Exercise directions: Go through the data and copy every line exactly, but not the images.

Data extract:
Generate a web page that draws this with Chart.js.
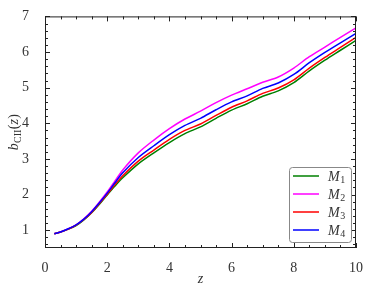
<!DOCTYPE html>
<html>
<head>
<meta charset="utf-8">
<script src="https://cdn.jsdelivr.net/npm/chart.js@4.4.0/dist/chart.umd.min.js"></script>
<style>
  html, body { margin: 0; padding: 0; background: #fff; }
  #c { display: block; }
</style>
</head>
<body>
<canvas id="c" width="374" height="299"></canvas>
<script>
const zVals = [0.3, 0.5, 0.75, 1.0, 1.25, 1.5, 1.75, 2.0, 2.25, 2.5, 3.0, 3.5, 4.0, 4.5, 5.0, 5.5, 6.0, 6.5, 7.0, 7.5, 8.0, 8.5, 9.0, 9.5, 10.0];
const bM1 = [0.9, 0.95, 1.03, 1.13, 1.29, 1.49, 1.73, 1.99, 2.24, 2.47, 2.86, 3.17, 3.46, 3.71, 3.9, 4.14, 4.37, 4.55, 4.76, 4.91, 5.14, 5.47, 5.77, 6.05, 6.33];
const bM2 = [0.9, 0.95, 1.04, 1.15, 1.32, 1.53, 1.79, 2.07, 2.38, 2.69, 3.17, 3.53, 3.85, 4.12, 4.34, 4.58, 4.79, 4.97, 5.15, 5.3, 5.55, 5.87, 6.14, 6.41, 6.68];
const bM3 = [0.9, 0.95, 1.03, 1.14, 1.3, 1.5, 1.75, 2.01, 2.28, 2.53, 2.94, 3.25, 3.55, 3.8, 3.98, 4.22, 4.45, 4.63, 4.84, 4.99, 5.22, 5.55, 5.85, 6.13, 6.41];
const bM4 = [0.9, 0.95, 1.04, 1.15, 1.31, 1.52, 1.77, 2.04, 2.33, 2.61, 3.04, 3.37, 3.68, 3.94, 4.14, 4.38, 4.6, 4.77, 4.98, 5.13, 5.37, 5.7, 5.99, 6.26, 6.52];
const seriesNames = ['1', '2', '3', '4'];
const seriesColors = ['#008000', '#ff00ff', '#ff0000', '#0000ff'];
const xTickVals = [0, 2, 4, 6, 8, 10];
const yTickVals = [1, 2, 3, 4, 5, 6, 7];

const FONT = "'Liberation Serif', 'DejaVu Serif', serif";
const TXT = '#333';

function pts(arr) { return zVals.map((z, i) => ({ x: z, y: arr[i] })); }

const allSeries = [bM1, bM2, bM3, bM4];
const datasets = allSeries.map((arr, i) => ({
  label: 'M' + seriesNames[i],
  data: pts(arr),
  borderColor: seriesColors[i],
  backgroundColor: seriesColors[i],
  borderWidth: 1.5,
  pointRadius: 0,
  tension: 0.3,
  fill: false,
  order: 4 - i
}));

// frame, inward ticks (major + minor), axis titles and legend
const decor = {
  id: 'decor',
  afterDatasetsDraw(chart) {
    const ctx = chart.ctx;
    const a = chart.chartArea;
    const xs = chart.scales.x, ys = chart.scales.y;
    ctx.save();
    ctx.strokeStyle = '#222';
    ctx.lineWidth = 1;
    ctx.strokeRect(a.left + 0.5, a.top + 0.5, a.right - a.left - 1, a.bottom - a.top - 1);
    ctx.beginPath();
    for (let v = 0; v <= 10.001; v += 0.5) {
      const px = Math.round(xs.getPixelForValue(v)) + 0.5;
      const len = (Math.abs(v / 2 - Math.round(v / 2)) < 1e-6) ? 5 : 3;
      ctx.moveTo(px, a.bottom); ctx.lineTo(px, a.bottom - len);
      ctx.moveTo(px, a.top); ctx.lineTo(px, a.top + len);
    }
    for (let v = 0.6; v <= 7.001; v += 0.2) {
      const py = Math.round(ys.getPixelForValue(v)) + 0.5;
      const len = (Math.abs(v - Math.round(v)) < 1e-6) ? 5 : 3;
      ctx.moveTo(a.left, py); ctx.lineTo(a.left + len, py);
      ctx.moveTo(a.right, py); ctx.lineTo(a.right - len, py);
    }
    ctx.stroke();

    // x title
    ctx.fillStyle = TXT;
    ctx.font = 'italic 14px ' + FONT;
    ctx.textAlign = 'center';
    ctx.textBaseline = 'middle';
    ctx.fillText('z', (a.left + a.right) / 2, 279);

    // y title: b_CII(z)
    ctx.save();
    ctx.translate(14, 132);
    ctx.rotate(-Math.PI / 2);
    ctx.textBaseline = 'alphabetic';
    ctx.textAlign = 'left';
    const parts = [
      { t: 'b', f: 'italic 14px ' + FONT, dy: 0 },
      { t: 'CII', f: '10px ' + FONT, dy: 3 },
      { t: '(', f: '14px ' + FONT, dy: 0 },
      { t: 'z', f: 'italic 14px ' + FONT, dy: 0 },
      { t: ')', f: '14px ' + FONT, dy: 0 }
    ];
    let w = 0;
    parts.forEach(p => { ctx.font = p.f; w += ctx.measureText(p.t).width + 0.3; });
    let x = -w / 2;
    parts.forEach(p => { ctx.font = p.f; ctx.fillText(p.t, x, 4 + p.dy); x += ctx.measureText(p.t).width + 0.3; });
    ctx.restore();

    // legend box
    const lx = 289, ly = 167, lw = 62, lh = 75;
    ctx.beginPath();
    ctx.roundRect(lx + 0.5, ly + 0.5, lw, lh, 3);
    ctx.fillStyle = 'rgba(255,255,255,0.85)';
    ctx.fill();
    ctx.strokeStyle = '#888';
    ctx.lineWidth = 1;
    ctx.stroke();
    chart.data.datasets.forEach((ds, i) => {
      const ry = 176 + i * 18;
      ctx.strokeStyle = ds.borderColor;
      ctx.lineWidth = 1.5;
      ctx.beginPath();
      ctx.moveTo(293, ry); ctx.lineTo(319, ry);
      ctx.stroke();
      ctx.fillStyle = TXT;
      ctx.textAlign = 'left';
      ctx.textBaseline = 'alphabetic';
      ctx.font = 'italic 14px ' + FONT;
      ctx.fillText('M', 328, ry + 5);
      const mw = ctx.measureText('M').width;
      ctx.font = '10px ' + FONT;
      ctx.fillText(ds.label.slice(1), 328 + mw + 0.5, ry + 7);
    });
    ctx.restore();
  }
};

new Chart(document.getElementById('c'), {
  type: 'line',
  data: { datasets },
  options: {
    responsive: false,
    animation: false,
    layout: { padding: { left: 0, right: 18, top: 16, bottom: 0 } },
    plugins: { legend: { display: false }, tooltip: { enabled: false } },
    scales: {
      x: {
        type: 'linear', min: 0, max: 10,
        grid: { display: false }, border: { display: false },
        afterBuildTicks: s => { s.ticks = xTickVals.map(v => ({ value: v })); },
        afterFit: s => { s.height = 51; },
        ticks: { color: TXT, font: { family: FONT, size: 14 }, padding: 4, maxRotation: 0 }
      },
      y: {
        type: 'linear', min: 0.5, max: 7,
        grid: { display: false }, border: { display: false },
        afterBuildTicks: s => { s.ticks = yTickVals.map(v => ({ value: v })); },
        afterFit: s => { s.width = 45; },
        ticks: { color: TXT, font: { family: FONT, size: 14 }, padding: 8 }
      }
    }
  },
  plugins: [decor]
});
</script>
</body>
</html>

Result for this exercise:
Generate a web page that draws this with Chart.js.
<!DOCTYPE html>
<html>
<head>
<meta charset="utf-8">
<script src="https://cdn.jsdelivr.net/npm/chart.js@4.4.0/dist/chart.umd.min.js"></script>
<style>
  html, body { margin: 0; padding: 0; background: #fff; }
  #c { display: block; }
</style>
</head>
<body>
<canvas id="c" width="374" height="299"></canvas>
<script>
const zVals = [0.3, 0.5, 0.75, 1.0, 1.25, 1.5, 1.75, 2.0, 2.25, 2.5, 3.0, 3.5, 4.0, 4.5, 5.0, 5.5, 6.0, 6.5, 7.0, 7.5, 8.0, 8.5, 9.0, 9.5, 10.0];
const bM1 = [0.9, 0.95, 1.03, 1.13, 1.29, 1.49, 1.73, 1.99, 2.24, 2.47, 2.86, 3.17, 3.46, 3.71, 3.9, 4.14, 4.37, 4.55, 4.76, 4.91, 5.14, 5.47, 5.77, 6.05, 6.33];
const bM2 = [0.9, 0.95, 1.04, 1.15, 1.32, 1.53, 1.79, 2.07, 2.38, 2.69, 3.17, 3.53, 3.85, 4.12, 4.34, 4.58, 4.79, 4.97, 5.15, 5.3, 5.55, 5.87, 6.14, 6.41, 6.68];
const bM3 = [0.9, 0.95, 1.03, 1.14, 1.3, 1.5, 1.75, 2.01, 2.28, 2.53, 2.94, 3.25, 3.55, 3.8, 3.98, 4.22, 4.45, 4.63, 4.84, 4.99, 5.22, 5.55, 5.85, 6.13, 6.41];
const bM4 = [0.9, 0.95, 1.04, 1.15, 1.31, 1.52, 1.77, 2.04, 2.33, 2.61, 3.04, 3.37, 3.68, 3.94, 4.14, 4.38, 4.6, 4.77, 4.98, 5.13, 5.37, 5.7, 5.99, 6.26, 6.52];
const seriesNames = ['1', '2', '3', '4'];
const seriesColors = ['#008000', '#ff00ff', '#ff0000', '#0000ff'];
const xTickVals = [0, 2, 4, 6, 8, 10];
const yTickVals = [1, 2, 3, 4, 5, 6, 7];

const FONT = "'Liberation Serif', 'DejaVu Serif', serif";
const TXT = '#333';

function pts(arr) { return zVals.map((z, i) => ({ x: z, y: arr[i] })); }

const allSeries = [bM1, bM2, bM3, bM4];
const datasets = allSeries.map((arr, i) => ({
  label: 'M' + seriesNames[i],
  data: pts(arr),
  borderColor: seriesColors[i],
  backgroundColor: seriesColors[i],
  borderWidth: 1.5,
  pointRadius: 0,
  tension: 0.3,
  fill: false,
  order: 4 - i
}));

// frame, inward ticks (major + minor), axis titles and legend
const decor = {
  id: 'decor',
  afterDatasetsDraw(chart) {
    const ctx = chart.ctx;
    const a = chart.chartArea;
    const xs = chart.scales.x, ys = chart.scales.y;
    ctx.save();
    ctx.strokeStyle = '#222';
    ctx.lineWidth = 1;
    ctx.strokeRect(a.left + 0.5, a.top + 0.5, a.right - a.left - 1, a.bottom - a.top - 1);
    ctx.beginPath();
    for (let v = 0; v <= 10.001; v += 0.5) {
      const px = Math.round(xs.getPixelForValue(v)) + 0.5;
      const len = (Math.abs(v / 2 - Math.round(v / 2)) < 1e-6) ? 5 : 3;
      ctx.moveTo(px, a.bottom); ctx.lineTo(px, a.bottom - len);
      ctx.moveTo(px, a.top); ctx.lineTo(px, a.top + len);
    }
    for (let v = 0.6; v <= 7.001; v += 0.2) {
      const py = Math.round(ys.getPixelForValue(v)) + 0.5;
      const len = (Math.abs(v - Math.round(v)) < 1e-6) ? 5 : 3;
      ctx.moveTo(a.left, py); ctx.lineTo(a.left + len, py);
      ctx.moveTo(a.right, py); ctx.lineTo(a.right - len, py);
    }
    ctx.stroke();

    // x title
    ctx.fillStyle = TXT;
    ctx.font = 'italic 14px ' + FONT;
    ctx.textAlign = 'center';
    ctx.textBaseline = 'middle';
    ctx.fillText('z', (a.left + a.right) / 2, 279);

    // y title: b_CII(z)
    ctx.save();
    ctx.translate(14, 132);
    ctx.rotate(-Math.PI / 2);
    ctx.textBaseline = 'alphabetic';
    ctx.textAlign = 'left';
    const parts = [
      { t: 'b', f: 'italic 14px ' + FONT, dy: 0 },
      { t: 'CII', f: '10px ' + FONT, dy: 3 },
      { t: '(', f: '14px ' + FONT, dy: 0 },
      { t: 'z', f: 'italic 14px ' + FONT, dy: 0 },
      { t: ')', f: '14px ' + FONT, dy: 0 }
    ];
    let w = 0;
    parts.forEach(p => { ctx.font = p.f; w += ctx.measureText(p.t).width + 0.3; });
    let x = -w / 2;
    parts.forEach(p => { ctx.font = p.f; ctx.fillText(p.t, x, 4 + p.dy); x += ctx.measureText(p.t).width + 0.3; });
    ctx.restore();

    // legend box
    const lx = 289, ly = 167, lw = 62, lh = 75;
    ctx.beginPath();
    ctx.roundRect(lx + 0.5, ly + 0.5, lw, lh, 3);
    ctx.fillStyle = 'rgba(255,255,255,0.85)';
    ctx.fill();
    ctx.strokeStyle = '#888';
    ctx.lineWidth = 1;
    ctx.stroke();
    chart.data.datasets.forEach((ds, i) => {
      const ry = 176 + i * 18;
      ctx.strokeStyle = ds.borderColor;
      ctx.lineWidth = 1.5;
      ctx.beginPath();
      ctx.moveTo(293, ry); ctx.lineTo(319, ry);
      ctx.stroke();
      ctx.fillStyle = TXT;
      ctx.textAlign = 'left';
      ctx.textBaseline = 'alphabetic';
      ctx.font = 'italic 14px ' + FONT;
      ctx.fillText('M', 328, ry + 5);
      const mw = ctx.measureText('M').width;
      ctx.font = '10px ' + FONT;
      ctx.fillText(ds.label.slice(1), 328 + mw + 0.5, ry + 7);
    });
    ctx.restore();
  }
};

new Chart(document.getElementById('c'), {
  type: 'line',
  data: { datasets },
  options: {
    responsive: false,
    animation: false,
    layout: { padding: { left: 0, right: 18, top: 16, bottom: 0 } },
    plugins: { legend: { display: false }, tooltip: { enabled: false } },
    scales: {
      x: {
        type: 'linear', min: 0, max: 10,
        grid: { display: false }, border: { display: false },
        afterBuildTicks: s => { s.ticks = xTickVals.map(v => ({ value: v })); },
        afterFit: s => { s.height = 51; },
        ticks: { color: TXT, font: { family: FONT, size: 14 }, padding: 4, maxRotation: 0 }
      },
      y: {
        type: 'linear', min: 0.5, max: 7,
        grid: { display: false }, border: { display: false },
        afterBuildTicks: s => { s.ticks = yTickVals.map(v => ({ value: v })); },
        afterFit: s => { s.width = 45; },
        ticks: { color: TXT, font: { family: FONT, size: 14 }, padding: 8 }
      }
    }
  },
  plugins: [decor]
});
</script>
</body>
</html>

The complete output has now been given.